Frei Carlos Murias nasceu em 1945, em Córdoba, filho de um rico agente imobiliário que era um político muito conhecido na região. O pai pretendia que o filho seguisse uma carreira militar e o matriculou na Escola Militar, mas logo depois dos estudos, Carlos entrou no seminário e foi ordenado como sacerdote por Dom Enrique Angelelli, Bispo de La Rioja, famoso pela sua "pastoral dos campesinos".

Frei Carlos Murias foi enviado para realizar um trabalho pastoral junto com camponeses em uma pequena cidade chamada El Chamical, juntamente com o padre francês Rogelio Gabriel Longueville.

Em 24 de março de 1976, ocorreu um Golpe Militar na Argentina, e Frei Carlos Muria começou a ser ameaçado por militares que se opunham ao seu trabalho pastoral. No dia 18 de julho de 1976, Frei Carlos foi preso juntamente com Pe. Gabriel Longueville e com o leigo Wenceslao Pedernera, na Base da Força Aérea de Chamical. Antes de ser fuzilado, teve seus olhos foram furados e as suas mãos cortadas. Dois dias depois o seu cadáver foi encontrado junto com o do Padre Gabriel. Wenceslao foi fuzilado uma semana depois.

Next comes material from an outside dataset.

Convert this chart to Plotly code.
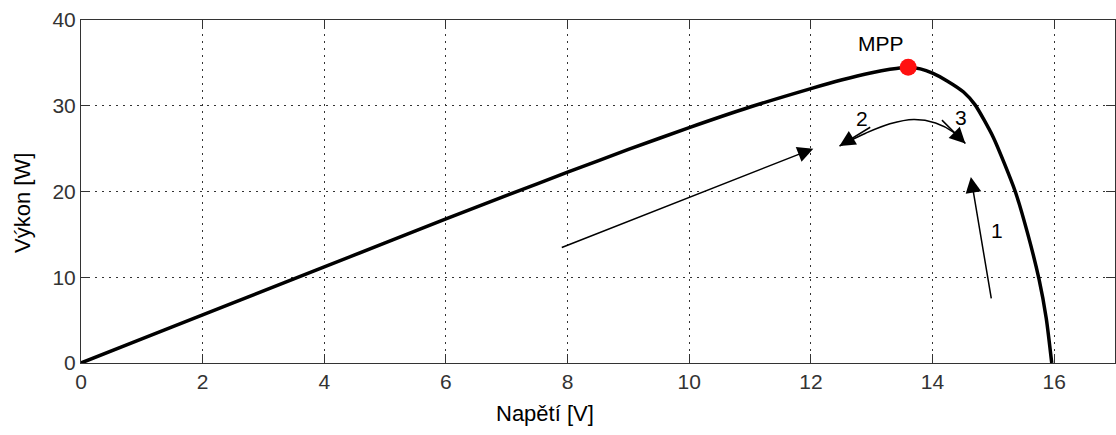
import plotly.graph_objects as go

# P-V curve of the PV panel
voltage = [0, 1, 2, 3, 4, 5, 6, 7, 8, 9, 10, 11, 12, 12.5, 13, 13.3, 13.6,
           13.8, 14.0, 14.24, 14.51, 14.70, 15.0, 15.36, 15.56, 15.75, 15.87, 15.96]
power = [0, 2.8, 5.6, 8.4, 11.2, 14.0, 16.8, 19.55, 22.25, 24.9, 27.45, 29.85, 32.0,
         33.0, 33.85, 34.25, 34.5, 34.3, 33.8, 32.9, 31.6, 30.1, 26.3, 20.0, 15.2,
         9.8, 5.2, 0]

mpp_v = [13.6]
mpp_p = [34.5]

# curved arc between arrow 2 and arrow 3
arc_v = [12.47, 12.9, 13.3, 13.69, 14.05, 14.35, 14.54]
arc_p = [25.3, 26.8, 27.9, 28.4, 28.0, 26.9, 25.6]

# straight arrows: (tail_v, tail_p, head_v, head_p)
arrows = [
    (7.88, 13.4, 12.04, 25.0),
    (14.97, 7.35, 14.63, 21.7),
    (14.13, 28.5, 14.54, 25.6),
    (13.0, 27.6, 12.47, 25.3),
]
labels = [("1", 15.06, 15.5), ("2", 12.84, 28.5), ("3", 14.46, 28.65), ("MPP", 13.16, 37.3)]

x_ticks = [0, 2, 4, 6, 8, 10, 12, 14, 16]
y_ticks = [0, 10, 20, 30, 40]

FONT = "Arial, Liberation Sans, sans-serif"

fig = go.Figure()
fig.add_trace(go.Scatter(x=voltage, y=power, mode="lines",
                         line=dict(color="black", width=3.5, shape="spline", smoothing=0.6),
                         hoverinfo="skip", showlegend=False))
fig.add_trace(go.Scatter(x=arc_v, y=arc_p, mode="lines",
                         line=dict(color="black", width=1.6, shape="spline"),
                         hoverinfo="skip", showlegend=False))
fig.add_trace(go.Scatter(x=mpp_v, y=mpp_p, mode="markers",
                         marker=dict(color="#ff1010", size=17, line=dict(width=0)),
                         showlegend=False))

for tv, tp, hv, hp in arrows:
    fig.add_annotation(x=hv, y=hp, ax=tv, ay=tp, xref="x", yref="y", axref="x", ayref="y",
                       showarrow=True, arrowhead=2, arrowsize=2.1, arrowwidth=1.5,
                       arrowcolor="black", text="")
for txt, lv, lp in labels:
    fig.add_annotation(x=lv, y=lp, text=txt, showarrow=False,
                       font=dict(family=FONT, size=21, color="black"))

# axis titles (placed in paper coordinates)
fig.add_annotation(text="Napětí [V]", xref="paper", yref="paper", x=(545 - 81) / 1034,
                   y=-(413 - 363) / 343, showarrow=False, xanchor="center", yanchor="middle",
                   font=dict(family=FONT, size=22, color="black"))
fig.add_annotation(text="Výkon [W]", xref="paper", yref="paper", x=-(81 - 22) / 1034,
                   y=(363 - 203) / 343, showarrow=False, xanchor="center", yanchor="middle",
                   textangle=-90, font=dict(family=FONT, size=22, color="black"))

axis_common = dict(
    showline=True, linecolor="#333", linewidth=1, mirror="ticks",
    ticks="inside", ticklen=9, tickcolor="#333",
    showgrid=True, gridcolor="#333", gridwidth=1, griddash="2px,5px",
    zeroline=False, tickfont=dict(family=FONT, size=21, color="#333"),
    automargin=False,
)
fig.update_xaxes(range=[0, 17], tickvals=x_ticks, ticktext=[str(t) for t in x_ticks],
                 **axis_common)
fig.update_yaxes(range=[0, 40], tickvals=y_ticks, ticktext=[str(t) for t in y_ticks],
                 **axis_common)
fig.update_layout(width=1116, height=435, margin=dict(l=81, r=1, t=20, b=72),
                  plot_bgcolor="white", paper_bgcolor="white", showlegend=False)
fig.write_html("out.html", config={"displayModeBar": False},
               post_script="document.body.style.margin='0px';document.body.style.overflow='hidden';")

Seu funeral foi celebrado por Dom Angelelli, naquela oportunidade atacou os militares. Duas semanas depois, Dom Angelelli morreu em decorrência de uma acidente automobilístico provocado por outro veículo.

Em abril de 2008, Luis Fernando Estrella e Miguel Ricardo Pessetta, dois oficias aposentados da Força Aérea Argentina, foram presos por participação no assassinato de Frei Carlos Murias e Pe. Gabriel Longueville.

Em maio de 2011, o Arcebispo Metropolitano de Buenos Aires, Mário Jorge Bergoglio, que futuramente seria o Papa Francisco, assinou um documento em apoio à canonização (conhecido como "causa para a canonização") de Frei Carlos Murias.

O julgamento pelo homicídio de Frei Murias e Pe. Longueville foi concluído em dezembro de 2012 com a condenação a prisão perpétua de Menéndez, Estrella e do policial Domingo Benito.

No dia 14 de maio de 2018, a comissão de teólogos da Congregação para as Causas dos Santos iniciou o trabalho que poderá resultar na beatificação de Dom Enrique Angelelli, Frei Carlos de Dios Murias, Pe. Gabriel Longueville e Wenceslao Pedernera.

No dia 09 de junho de 2018, o Papa Francisco declarou como mártires: Dom Enrique Angeleli, Frei Carlos de Dios Murias, OFMConv. Pe. Gabriel Longueville e Wenceslao Pedernera.

Beatificação:

A beatificação será celebrada em 27 de abril de 2019 na cidade de La Rioja, na Argentina. Representando o Santo Padre, o celebrante será o Cardeal Angelo Becciu, Prefeito da Congregação para as Causas dos Santos. O Postulador Geral Frei Damian Ptratrac (OFMConv) cuida deste processo. O pontífice autorizou a Congregação para as Causas dos Santos a promulgar o decreto relativo a esses mártires em 9 de junho de 2018.